肛門周囲膿瘍と痔ろうについて

肛門周囲膿瘍・痔ろうとは?

肛門周囲膿瘍とは、細菌感染などをきっかけに、肛門の周囲にできる膿(うみ)の溜まりのことです。膿が自然に出たり、切開により排膿(膿を出す)処置をすると、のちに膿の通り 道が残ることがあります。痔ろうとは、この通り道が固い「トンネル」や「しこり」となったものです。

症状

炎症に伴う発熱のほか、肛門周囲の違和感、痛み、しこり、ジクジクした感じなど、膿瘍・痔ろうの場所や数、大きさなどにより様々な症状が出現します。

原因・病態

肛門周囲膿瘍の原因として一般的には、肛門と直腸の境界にあるくぼみ(肛門陰窩)に開いている肛門腺から細菌が入り、膿が溜まることが多いです。裂肛(切れ痔)、クローン病、結核などが原因となることもあります。また、痔ろうを長年放置すると複雑化して治療が難しくなったり、まれに癌になることもあります。

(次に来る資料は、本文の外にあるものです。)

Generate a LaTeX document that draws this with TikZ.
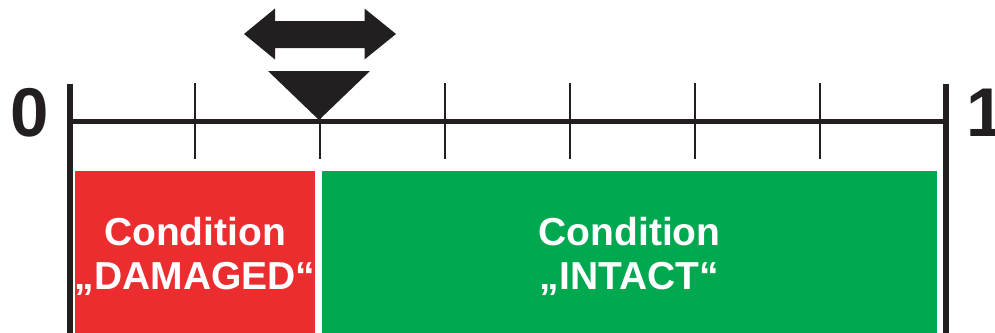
\documentclass[tikz,border=0pt]{standalone}
\usepackage{fontspec}
\setmainfont{Liberation Sans}
\definecolor{inkblack}{HTML}{231F20}
\definecolor{dmgred}{HTML}{EC2D30}
\definecolor{okgreen}{HTML}{00A84F}
\begin{document}
\begin{tikzpicture}[x=1pt,y=-1pt,
  label text/.style={text=white,font=\fontsize{39}{44}\selectfont\bfseries,align=center,inner sep=0pt,anchor=base},
  big digit/.style={text=inkblack,font=\fontsize{69}{80}\selectfont\bfseries,inner sep=0pt,anchor=base},
  tickline/.style={draw=inkblack,line width=1.8pt},
  axisline/.style={draw=inkblack,line width=5pt},
  endbar/.style={draw=inkblack,line width=6pt}]
\useasboundingbox (0,0) rectangle (995,332);
% coloured blocks
\fill[dmgred] (75,171) rectangle (314.5,335);
\fill[okgreen] (322,171) rectangle (937,335);
% ticks
\foreach \tx in {195,320,445,570,695,820}
  \draw[tickline] (\tx,83) -- (\tx,159);
% axis
\coordinate (a0) at (68,121);
\coordinate (a1) at (945,121);
\draw[axisline] (a0) -- (a1);
\coordinate (b0t) at (70,84);
\coordinate (b0b) at (70,335);
\coordinate (b1t) at (945.5,84);
\coordinate (b1b) at (945.5,335);
\draw[endbar] (b0t) -- (b0b);
\draw[endbar] (b1t) -- (b1b);
% marker triangle
\fill[inkblack] (268,71) -- (370,71) -- (319,120) -- cycle;
% double arrow
\fill[inkblack] (244,34) -- (275,8.5) -- (275,21) -- (364.5,21) -- (364.5,8.5) -- (396,34)
  -- (364.5,59.5) -- (364.5,48) -- (275,48) -- (275,59.5) -- cycle;
% labels
\node[big digit] (zero) at (30,136.5) {0};
\node[big digit,anchor=base west] (one) at (966,136.5) {1};
\node[label text] (dmg) at (195,289.5) {Condition\\„DAMAGED“};
\node[label text] (ok) at (629.5,289.5) {Condition\\„INTACT“};
\end{tikzpicture}
\end{document}
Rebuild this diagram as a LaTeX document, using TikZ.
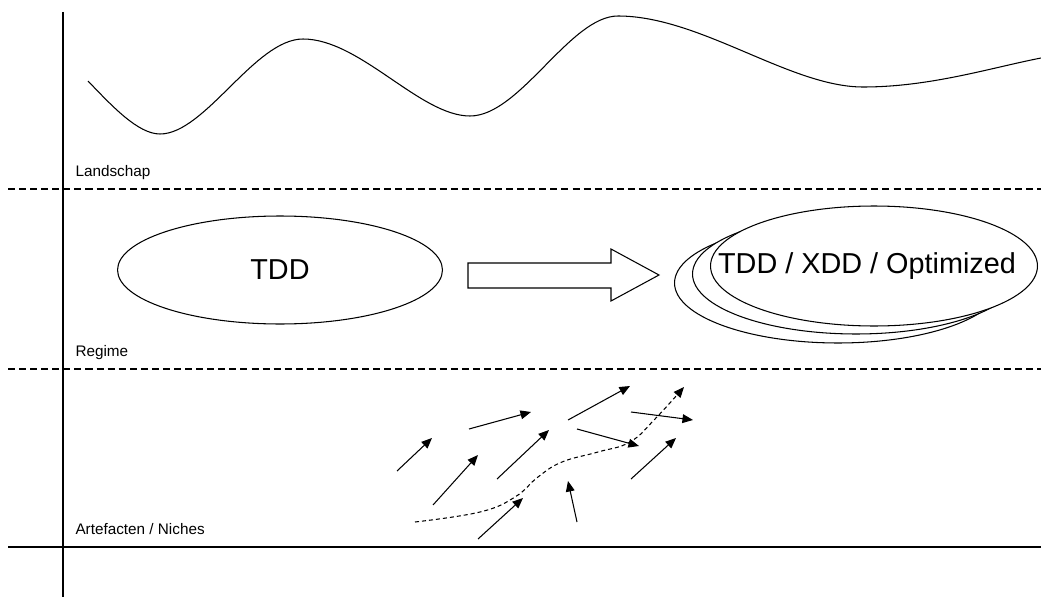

痔ろうの原因となる穴を原発口、感染を持続させるもとになる部位を原発巣、皮膚開口部を二次口と呼びます。

皮膚に開口部を持たない痔ろうも少なくありません。8 割くらいは「低位筋間痔ろう」といわれる、肛門周囲の比較的浅いところにトンネルができます。

「坐骨直腸窩痔ろう」と呼ばれる、複雑なものもあります。

参考文献:日本大腸肛門病学会ホームページ

治療

肛門周囲膿瘍の場合、炎症所見が軽ければ、抗生物質で治療可能な場合があります。明らかに膿が溜まっている場合は、サイズに関わらず局所麻酔を行い切開排膿が必要です。

膿瘍が大きく深い場合は、ドレーン(排膿を助けるチューブや糸)を留置することがあります。徐々に排液量が減り炎症所見が改善すると、切開創が閉鎖しドレーン抜去も可能となります。処置を行なっても治癒に至らない場合は、痔ろうや他の肛門疾患が隠れていることがあります。

痔ろうに対しては基本的に手術が行われます。当院では入院・腰椎麻酔下にて、主に①切開開放術(レイオープン法)②シートン法を行なっています。

①切開開放術
適応:浅い、単純な痔ろう
  1. 瘻管(トンネル)を電気メス切開し開放します。
  2. 固い瘻管は除去し、切開創がきれいに治るように創縁(傷のふち)を縫合します。

術後、坐薬・軟膏で経過観察します。

②シートン法
適応:深い、単純または複雑な痔ろう
  1. 瘻管を切除(またはくり抜き)ます。
  2. ゴムひもを留置します。
  3. 体が異物(ゴムひも)を押し出していく反応が起こり、ゴムが浅くなってきます。
  4. ゴムひもが脱落すると痔ろうが治ります。